10. The substrate processing apparatus according to claim 8, wherein said process block is attached to said transfer block via a hinge, and rotated about said hinge to be positioned in place.

11. The substrate processing apparatus according to claim 4, comprising a positioning member provided at a bottom portion or a side portion of a region where said process block is to be arranged, for use in positioning said process block.

12. The substrate processing apparatus according to claim 4, comprising a guide member provided at a bottom portion or a side portion of a region where said process block is to be arranged, for use in drawing the process block, and a positioning member provided for positioning the process block to the guide member.

13. The substrate processing apparatus according to claim 4, wherein each process block includes a plurality of utility lines for taking in utilities from the outside, and connection ends of the respective utility lines configured to be attachable/detachable with respect to connection ends of corresponding utility lines on the outside.

14. The substrate processing apparatus according to claim 13, wherein said plurality of utility lines supply utilities different from each other, and each of the plurality of utility lines is branched on a downstream side to be guided to the respective process units.

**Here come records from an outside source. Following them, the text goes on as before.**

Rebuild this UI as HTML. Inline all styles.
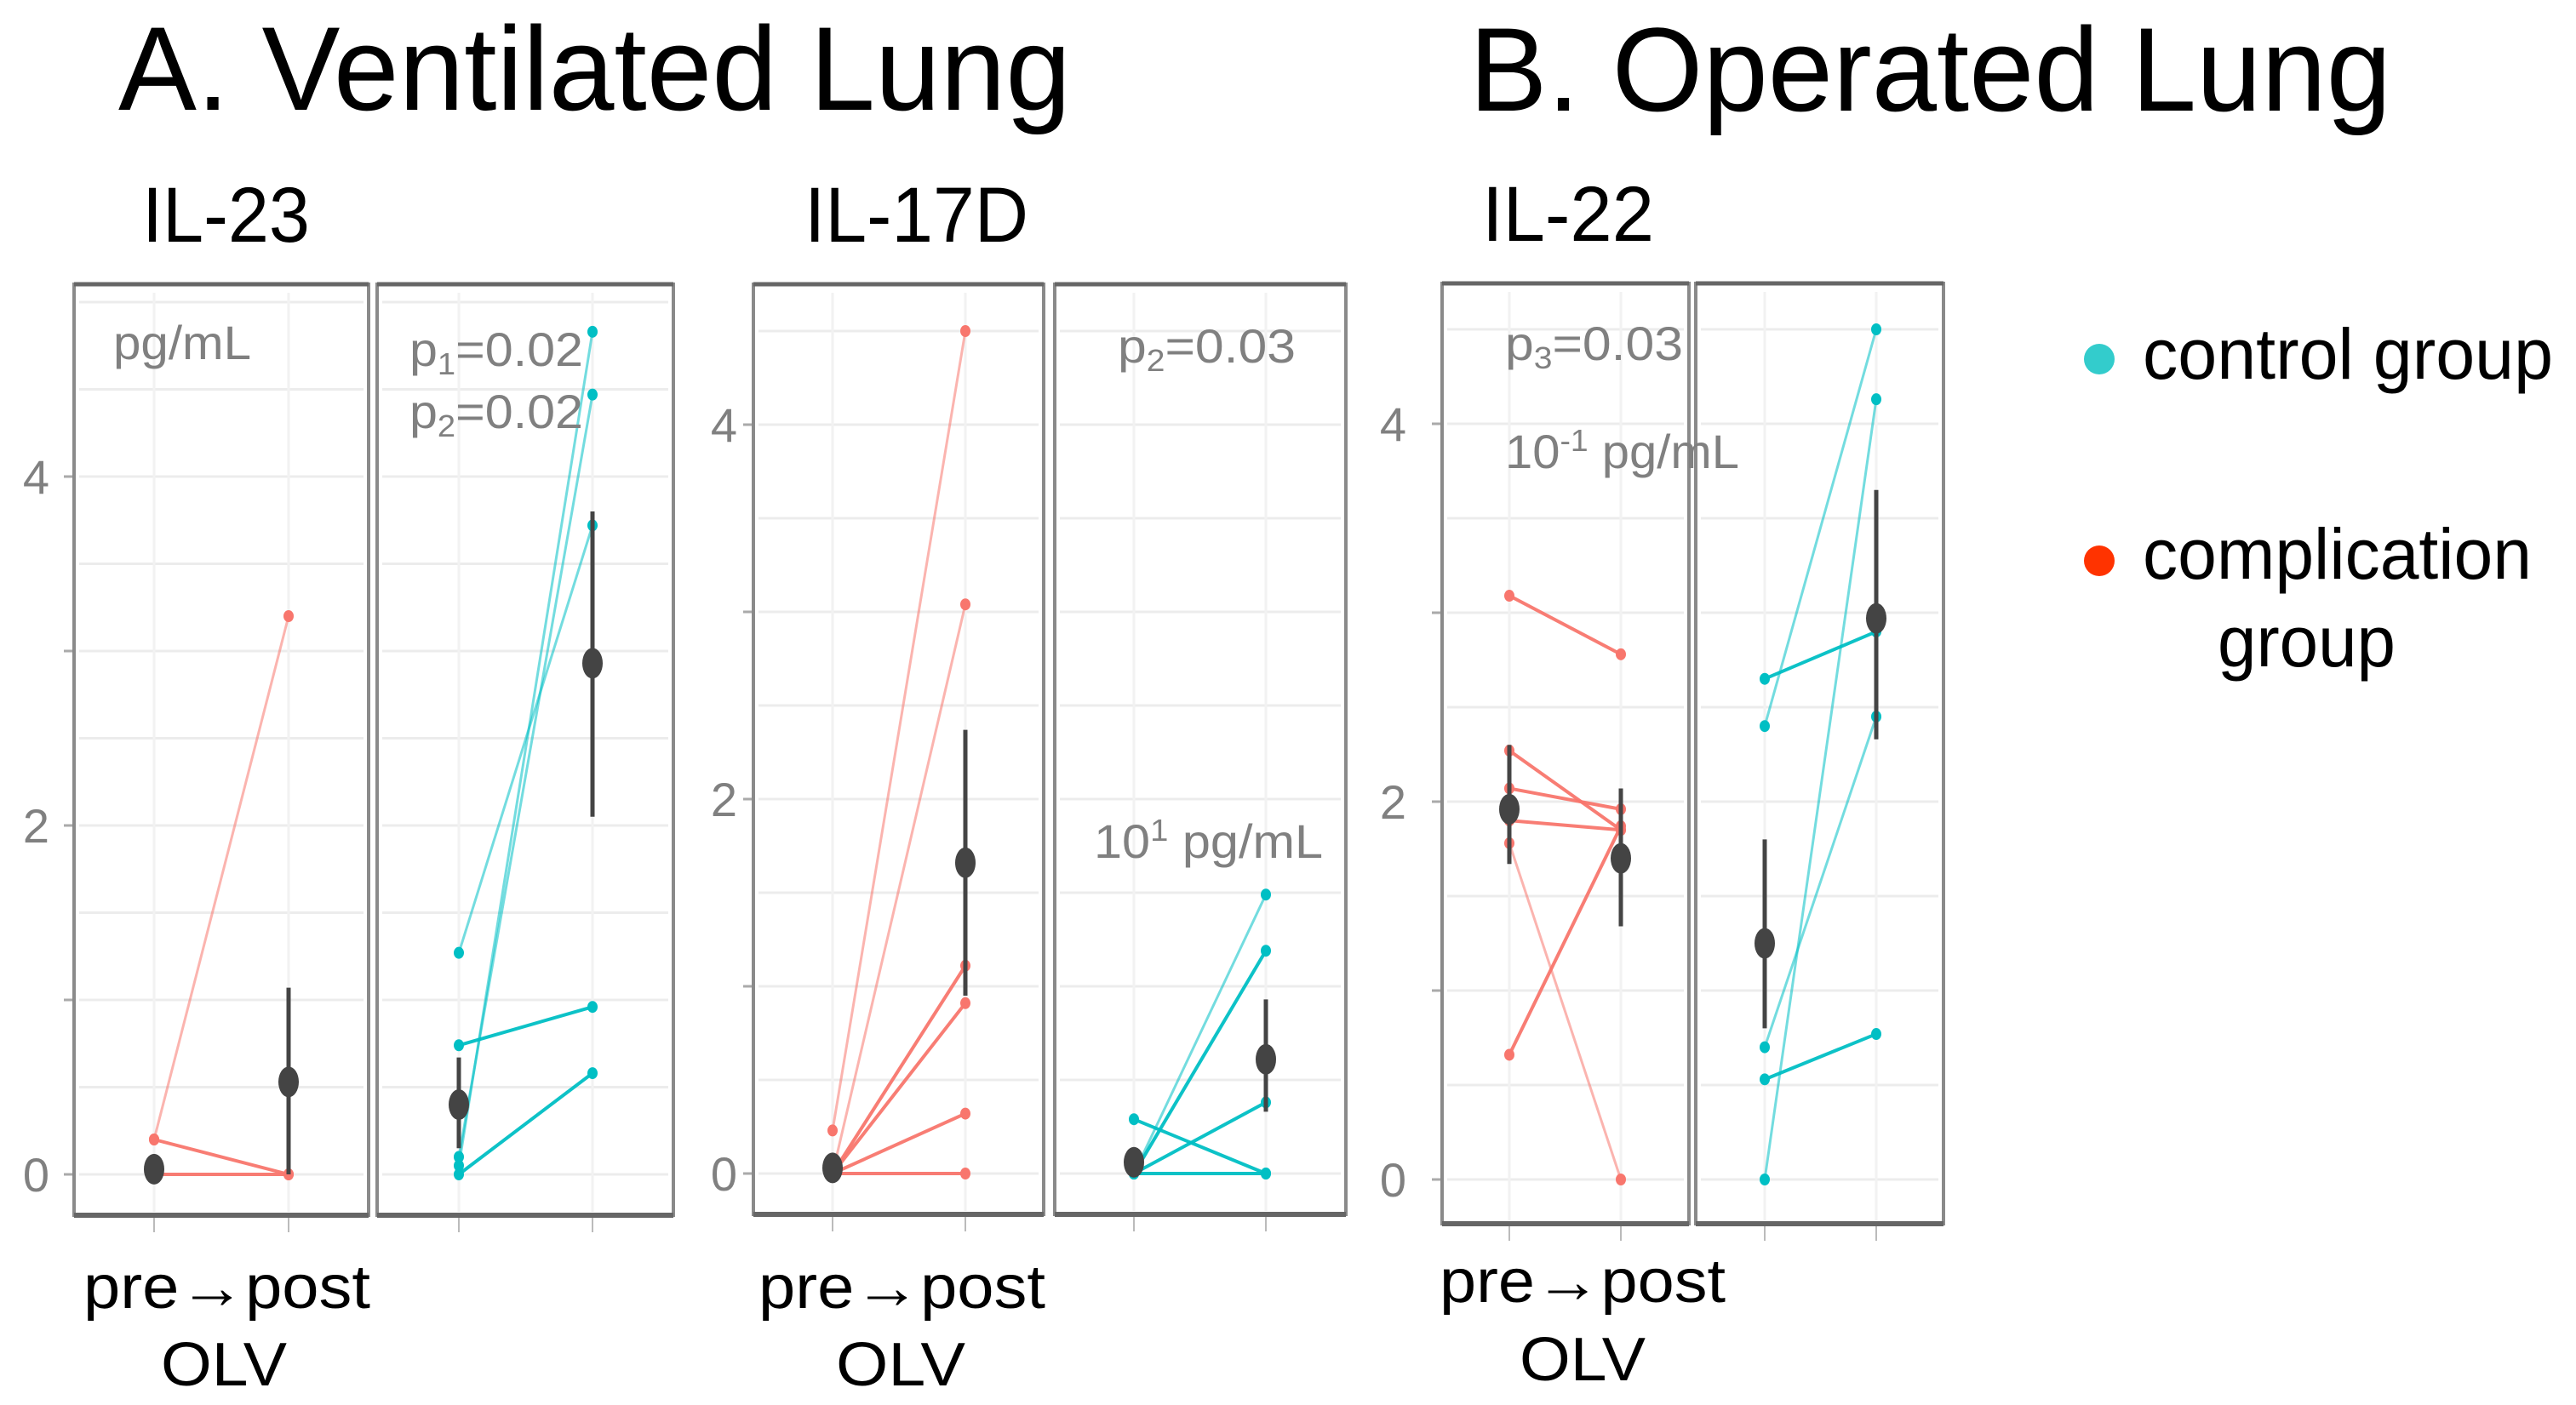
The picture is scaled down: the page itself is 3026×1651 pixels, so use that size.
<!DOCTYPE html>
<html><head><meta charset="utf-8">
<style>
html,body{margin:0;padding:0;background:#fff;}
svg{display:block;font-family:"Liberation Sans",Arial,sans-serif;}
</style></head>
<body>
<svg id="chart" width="3026" height="1651" viewBox="0 0 3026 1651" xmlns="http://www.w3.org/2000/svg">
<text x="139" y="129" font-size="140" textLength="1119" lengthAdjust="spacingAndGlyphs">A. Ventilated Lung</text>
<text x="1726" y="130" font-size="140" textLength="1083" lengthAdjust="spacingAndGlyphs">B. Operated Lung</text>
<text x="167" y="284" font-size="92" textLength="197" lengthAdjust="spacingAndGlyphs">IL-23</text>
<text x="945" y="284" font-size="92" textLength="263" lengthAdjust="spacingAndGlyphs">IL-17D</text>
<text x="1741" y="283" font-size="92" textLength="202" lengthAdjust="spacingAndGlyphs">IL-22</text>

<g>
<circle cx="2466" cy="422" r="18" fill="#33cccc"/>
<text x="2517" y="445" font-size="84" textLength="482" lengthAdjust="spacingAndGlyphs">control group</text>
<circle cx="2466" cy="659" r="18" fill="#ff3300"/>
<text x="2517" y="680" font-size="84" textLength="457" lengthAdjust="spacingAndGlyphs">complication</text>
<text x="2605" y="783" font-size="84" textLength="209" lengthAdjust="spacingAndGlyphs">group</text>
</g>

<text x="98" y="1537" font-size="72" textLength="337" lengthAdjust="spacingAndGlyphs">pre→post</text>
<text x="189" y="1628" font-size="72" textLength="148" lengthAdjust="spacingAndGlyphs">OLV</text>
<text x="891" y="1537" font-size="72" textLength="337" lengthAdjust="spacingAndGlyphs">pre→post</text>
<text x="982" y="1628" font-size="72" textLength="152" lengthAdjust="spacingAndGlyphs">OLV</text>
<text x="1691" y="1530" font-size="72" textLength="336" lengthAdjust="spacingAndGlyphs">pre→post</text>
<text x="1785" y="1622" font-size="72" textLength="148" lengthAdjust="spacingAndGlyphs">OLV</text>
<g id="plots"></g>
</svg>
<script>
// ---- data ----
const tickLabels = [0, 2, 4];
const il23CompPre = [0.2, 0.2, 0];
const il23CompPost = [3.2, 0, 0];
const il23CompMean = [0.03, 0.53];
const il23CompLo = [0, 0];
const il23CompHi = [0.06, 1.07];
const il23CtrlPre = [1.27, 0.74, 0, 0.05, 0.1];
const il23CtrlPost = [3.72, 0.96, 0.58, 4.83, 4.47];
const il23CtrlMean = [0.4, 2.93];
const il23CtrlLo = [0.15, 2.05];
const il23CtrlHi = [0.67, 3.8];

const il17CompPre = [0.23, 0, 0, 0, 0, 0];
const il17CompPost = [4.5, 3.04, 1.11, 0.91, 0.32, 0];
const il17CompMean = [0.03, 1.66];
const il17CompLo = [0, 0.95];
const il17CompHi = [0.06, 2.37];
const il17CtrlPre = [0.29, 0, 0, 0, 0];
const il17CtrlPost = [0, 1.49, 1.19, 0.38, 0];
const il17CtrlMean = [0.06, 0.61];
const il17CtrlLo = [0.02, 0.33];
const il17CtrlHi = [0.1, 0.93];

const il22CompPre = [3.09, 2.27, 2.07, 1.9, 1.78, 0.66];
const il22CompPost = [2.78, 1.85, 1.96, 1.85, 0, 1.87];
const il22CompMean = [1.96, 1.7];
const il22CompLo = [1.67, 1.34];
const il22CompHi = [2.3, 2.07];
const il22CtrlPre = [2.65, 2.4, 0.7, 0.53, 0];
const il22CtrlPost = [2.9, 4.5, 2.45, 0.77, 4.13];
const il22CtrlMean = [1.25, 2.97];
const il22CtrlLo = [0.8, 2.33];
const il22CtrlHi = [1.8, 3.65];

const NS = "http://www.w3.org/2000/svg";
const root = document.getElementById("plots");
function mk(tag, attrs, parent) {
  const e = document.createElementNS(NS, tag);
  for (const k in attrs) e.setAttribute(k, attrs[k]);
  (parent || root).appendChild(e);
  return e;
}
const COMP = "#f8766d", CTRL = "#00bfc4";

function facet(name, box, yScale, xs, pre, post, mean, lo, hi, color) {
  const g = mk("g", {});
  
  
  // background grid
  for (let v = 0; v <= 5.001; v += 0.5) {
    const y = yScale(v);
    if (y < box.top + 8) continue;
    const gl = mk("line", {x1: box.x0 + 6, x2: box.x1 - 6, y1: y, y2: y, stroke: "#ececec", "stroke-width": 3}, g);
    
    
  }
  xs.forEach(x => {
    const vl = mk("line", {x1: x, x2: x, y1: box.top + 10, y2: box.bottom - 4, stroke: "#f2f2f2", "stroke-width": 3}, g);
    
    
    const tk = mk("line", {x1: x, x2: x, y1: box.bottom, y2: box.bottom + 20, stroke: "#bbb", "stroke-width": 2}, g);
    
    
  });
  // subject lines
  for (let i = 0; i < pre.length; i++) {
    const y1 = yScale(pre[i]), y2 = yScale(post[i]);
    const steep = Math.abs(post[i] - pre[i]) > 1.4;
    const ln = mk("line", {x1: xs[0], y1: y1, x2: xs[1], y2: y2, stroke: color, "stroke-width": steep ? 3 : 4, "stroke-opacity": steep ? 0.55 : 0.95}, g);
    
    
    [[xs[0], y1], [xs[1], y2]].forEach(p => {
      const pt = mk("ellipse", {cx: p[0], cy: p[1], rx: 6, ry: 7, fill: color}, g);
      
      
    });
  }
  // mean + error bars
  for (let j = 0; j < 2; j++) {
    const eb = mk("line", {x1: xs[j], x2: xs[j], y1: yScale(lo[j]), y2: yScale(hi[j]), stroke: "#444", "stroke-width": 5}, g);
    
    
    const md = mk("ellipse", {cx: xs[j], cy: yScale(mean[j]), rx: 12, ry: 18, fill: "#444"}, g);
    
    
  }
  // frame
  const fr = mk("rect", {x: box.x0, y: box.top, width: box.x1 - box.x0, height: box.bottom - box.top, fill: "none", stroke: "#8a8a8a", "stroke-width": 4}, g);
  
  
  const tb = mk("line", {x1: box.x0, x2: box.x1, y1: box.top, y2: box.top, stroke: "#666", "stroke-width": 5}, g);
  
  
  const bb = mk("line", {x1: box.x0, x2: box.x1, y1: box.bottom, y2: box.bottom, stroke: "#666", "stroke-width": 6}, g);
  
  
}

function panel(name, cfg, comp, ctrl, texts) {
  const yScale = v => cfg.y0 - v * cfg.unit;
  const boxL = {x0: cfg.L[0], x1: cfg.L[1], top: cfg.top, bottom: cfg.bottom};
  const boxR = {x0: cfg.R[0], x1: cfg.R[1], top: cfg.top, bottom: cfg.bottom};
  // y axis ticks
  for (let v = 0; v <= 4; v++) {
    const t = mk("line", {x1: cfg.L[0] - 12, x2: cfg.L[0], y1: yScale(v), y2: yScale(v), stroke: "#aaa", "stroke-width": 3});
    
    
  }
  tickLabels.forEach(v => {
    const t = mk("text", {x: cfg.labelRight, y: yScale(v) + 20, "font-size": 56, fill: "#808080", "text-anchor": "end"});
    t.textContent = v;
    
    
  });
  facet(name + '-complication-facet', boxL, yScale, cfg.xl, comp[0], comp[1], comp[2], comp[3], comp[4], COMP);
  facet(name + '-control-facet', boxR, yScale, cfg.xr, ctrl[0], ctrl[1], ctrl[2], ctrl[3], ctrl[4], CTRL);
  texts.forEach(t => {
    const e = mk("text", {x: t.x, y: t.y, "font-size": 56, fill: "#808080", textLength: t.w, lengthAdjust: "spacingAndGlyphs"});
    e.innerHTML = t.html;
    
    
  });
}

panel('il23', {L: [87, 433], R: [443, 791], top: 334, bottom: 1428, y0: 1380, unit: 205, xl: [181, 339], xr: [539, 696], labelRight: 58},
  [il23CompPre, il23CompPost, il23CompMean, il23CompLo, il23CompHi],
  [il23CtrlPre, il23CtrlPost, il23CtrlMean, il23CtrlLo, il23CtrlHi],
  [{name: 'unit-label-pgml', x: 133, y: 422, w: 162, html: 'pg/mL'},
   {name: 'p1-annotation', x: 481, y: 430, w: 204, html: 'p<tspan font-size="36" dy="10">1</tspan><tspan dy="-10">=0.02</tspan>'},
   {name: 'p2-annotation', x: 481, y: 503, w: 204, html: 'p<tspan font-size="36" dy="10">2</tspan><tspan dy="-10">=0.02</tspan>'}]);

panel('il17d', {L: [885, 1226], R: [1239, 1581], top: 334, bottom: 1427, y0: 1379, unit: 220, xl: [978, 1134], xr: [1332, 1487], labelRight: 866},
  [il17CompPre, il17CompPost, il17CompMean, il17CompLo, il17CompHi],
  [il17CtrlPre, il17CtrlPost, il17CtrlMean, il17CtrlLo, il17CtrlHi],
  [{name: 'p2-annotation-il17d', x: 1313, y: 426, w: 209, html: 'p<tspan font-size="36" dy="10">2</tspan><tspan dy="-10">=0.03</tspan>'},
   {name: 'unit-label-il17d', x: 1285, y: 1008, w: 269, html: '10<tspan font-size="36" dy="-20">1</tspan><tspan dy="20"> pg/mL</tspan>'}]);

panel('il22', {L: [1694, 1984], R: [1992, 2283], top: 333, bottom: 1438, y0: 1386, unit: 222, xl: [1773, 1904], xr: [2073, 2204], labelRight: 1652},
  [il22CompPre, il22CompPost, il22CompMean, il22CompLo, il22CompHi],
  [il22CtrlPre, il22CtrlPost, il22CtrlMean, il22CtrlLo, il22CtrlHi],
  [{name: 'p3-annotation', x: 1768, y: 423, w: 209, html: 'p<tspan font-size="36" dy="10">3</tspan><tspan dy="-10">=0.03</tspan>'},
   {name: 'unit-label-il22', x: 1768, y: 550, w: 275, html: '10<tspan font-size="36" dy="-20">-1</tspan><tspan dy="20"> pg/mL</tspan>'}]);
</script>
</body></html>
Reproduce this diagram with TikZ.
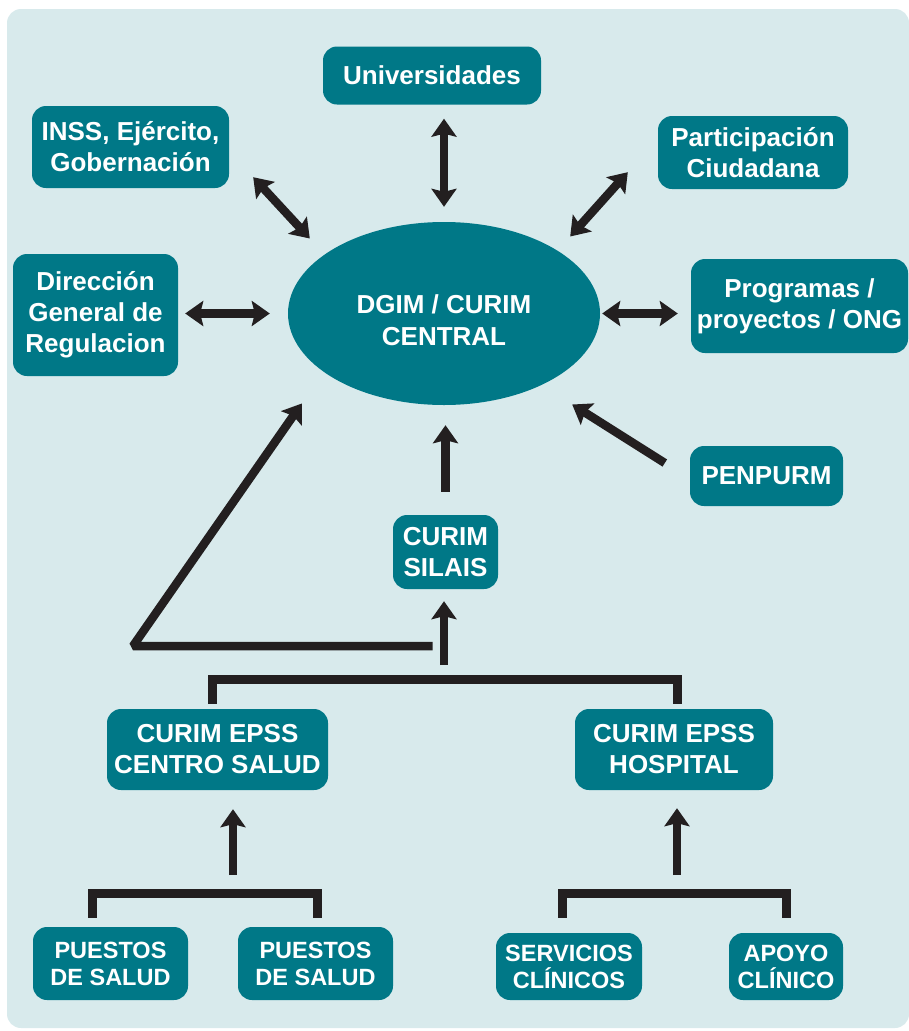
\documentclass[tikz,border=0pt]{standalone}
\usepackage{fontspec}
\setmainfont{Liberation Sans}
\usepackage{xcolor}
\usepackage{tikz}
\usetikzlibrary{shapes.geometric, arrows.meta}

\definecolor{tealbox}{RGB}{0,120,135}
\definecolor{panel}{RGB}{216,234,236}
\definecolor{ink}{RGB}{35,31,32}

\begin{document}
\begin{tikzpicture}[
    x=1pt, y=-1pt,
    >={Stealth[length=18pt, width=25pt, inset=3pt]},
    unit/.style={rectangle, rounded corners=14pt, fill=tealbox, text=white, inner sep=0pt, align=center, font=\fontsize{26}{31}\selectfont\bfseries},
    small/.style={unit, font=\fontsize{23.5}{27}\selectfont\bfseries},
    center/.style={ellipse, fill=tealbox, inner sep=0pt},
    centertext/.style={text=white, inner sep=0pt, align=center, font=\fontsize{26}{32}\selectfont\bfseries},
    link/.style={draw=ink, line width=8.5pt, ->},
    both/.style={draw=ink, line width=8.5pt, <->},
    bar/.style={draw=ink, line width=9pt}
]
    \useasboundingbox (0,0) rectangle (909,1031);
    \fill[panel, rounded corners=14pt] (7,9) rectangle (909,1028);

    \node[center, minimum width=312pt, minimum height=183pt,
          label={[centertext, yshift=-7pt]center:{DGIM / CURIM\\CENTRAL}}] (dgim) at (444,313.5) {};
    \node[unit, minimum width=218pt, minimum height=58pt] (univ) at (432,75.5) {Universidades};
    \node[unit, minimum width=197pt, minimum height=82pt] (inss) at (130.5,147) {INSS, Ejército,\\Gobernación};
    \node[unit, minimum width=190pt, minimum height=73pt] (partic) at (753,152.5) {Participación\\Ciudadana};
    \node[unit, minimum width=165pt, minimum height=122pt] (regul) at (95.5,315) {Dirección\\General de\\Regulacion};
    \node[unit, minimum width=217pt, minimum height=94pt] (prog) at (799.5,306) {Programas /\\proyectos / ONG};
    \node[unit, minimum width=153pt, minimum height=60pt] (penpurm) at (766.5,476) {PENPURM};
    \node[unit, minimum width=105pt, minimum height=74pt] (silais) at (445.5,552) {CURIM\\SILAIS};
    \node[unit, minimum width=221pt, minimum height=81pt] (epssc) at (217.5,749.5) {CURIM EPSS\\CENTRO SALUD};
    \node[unit, minimum width=198pt, minimum height=81pt] (epssh) at (674,749.5) {CURIM EPSS\\HOSPITAL};
    \node[small, minimum width=155pt, minimum height=73pt] (puesto1) at (110.5,963.5) {PUESTOS\\DE SALUD};
    \node[small, minimum width=155pt, minimum height=73pt] (puesto2) at (315.5,963.5) {PUESTOS\\DE SALUD};
    \node[small, minimum width=146pt, minimum height=67pt] (serv) at (569,966.5) {SERVICIOS\\CLÍNICOS};
    \node[small, minimum width=114pt, minimum height=67pt] (apoyo) at (786,966.5) {APOYO\\CLÍNICO};

    \draw[both, shorten <=14pt, shorten >=15pt] (dgim.north |- univ.south) -- (dgim.north);
    \draw[both] ([shift={(24,-11)}]inss.south east) -- ([shift={(22,-75)}]dgim.west);
    \draw[both] ([shift={(-30,-17)}]partic.south west) -- ([shift={(-30,-77)}]dgim.east);
    \draw[both, shorten <=7pt, shorten >=18pt] (regul.east |- dgim.west) -- (dgim.west);
    \draw[both, shorten <=2pt, shorten >=13pt] (dgim.east) -- (dgim.east -| prog.west);
    \draw[link] ([shift={(-25,-13)}]penpurm.west) -- ([shift={(-28,91)}]dgim.east);
    \draw[link, shorten <=23pt, shorten >=20pt] (silais.north) -- (silais.north |- dgim.south);

    \draw[link, shorten >=12pt] ([shift={(-1.5,76)}]silais.south) -- ([xshift=-1.5pt]silais.south);
    \coordinate (elbow) at (133,646);
    \draw[link, line join=bevel] ([shift={(-13,57)}]silais.south) -- (elbow) -- ([shift={(14,90)}]dgim.west);
    \draw[bar] ([shift={(-5,-5)}]epssc.north) -- ++(0,-24.5) -| ([shift={(3.5,-5)}]epssh.north);

    \draw[link] ([shift={(15.5,85)}]epssc.south) -- ([shift={(15.5,19)}]epssc.south);
    \draw[link] ([shift={(3,85)}]epssh.south) -- ([shift={(3,18)}]epssh.south);
    \draw[bar] ([shift={(-18,-9)}]puesto1.north) -- ++(0,-24) -| ([shift={(2,-9)}]puesto2.north);
    \draw[bar] ([shift={(-7,-15)}]serv.north) -- ++(0,-24.5) -| ([shift={(0.5,-15)}]apoyo.north);
\end{tikzpicture}
\end{document}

15. The substrate processing apparatus according to claim 13, wherein the plurality of utility lines include a supply line of liquid for temperature regulation, a supply line of inactive gas, an electric supply line, and a signal line.

16. The substrate processing apparatus according to claim 4, wherein a connection end on an external side is provided at a lower side of the second transfer means, and it is configured such that when the process block is pressed to the second transfer means side, the connection end on the external side is connected to a connection end on the process block side.

17. The substrate processing apparatus according to claim 16, wherein the utility lines further include a chemical solution supply tube.